In totalitarian regimes, death often occurs in silence—a form of mourning that provokes neither an outcry nor a public ceremony. This mourning is both individual and collective, and by suppressing it, the regime drives trauma deep into the human psyche. Herta Müller is a writer who experienced both the legacy of the Holocaust and the realities of communism, and whose work is deeply concerned with the traumas arising from these historical catastrophes. For Müller, the experience of trauma is inseparable from her personal history, and understanding it requires an exploration of her life and background.

“Everyone who dies leaves behind a sack full of words.” (2019)

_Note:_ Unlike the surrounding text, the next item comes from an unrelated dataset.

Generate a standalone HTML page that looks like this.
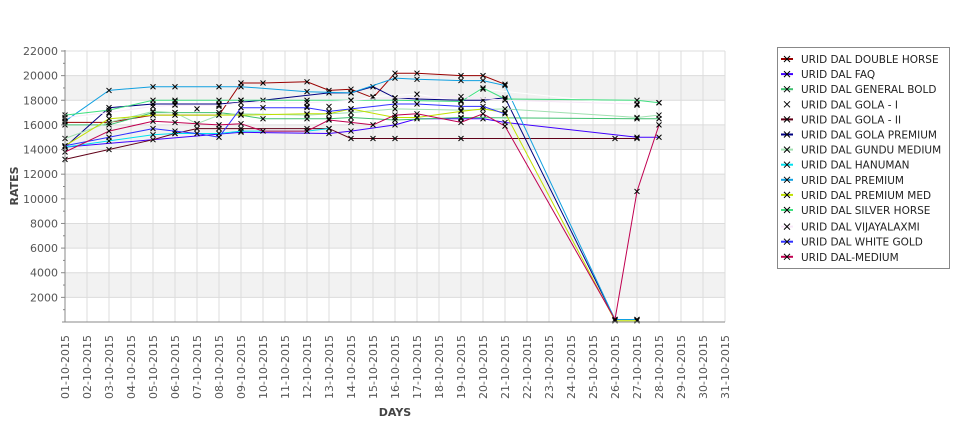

This sentence from The Land of Green Plums refers to the silent losses of Ceaușescu’s Romania, where the deaths of a group of friends—Lola through her suicide, and Kurt and Georg through their suspicious falls—mark not the end of life but the beginning of a long and unfinished process of mourning. Lola’s body is found hanging in a dormitory closet, suspended by the narrator’s belt. Yet the regime labels her death a suicide and publicly expels her from the Party in an effort to erase her name and memory. This ceremony is not intended for grieving but for control and oblivion. The friends remain connected to Lola only through her notebook—that sack full of words—but this connection offers no healing. Instead, it keeps the wound open and the trauma alive. The words left unspoken, lingering in the mouths of the living, become a representation of the continuity between the living and the dead within a totalitarian system.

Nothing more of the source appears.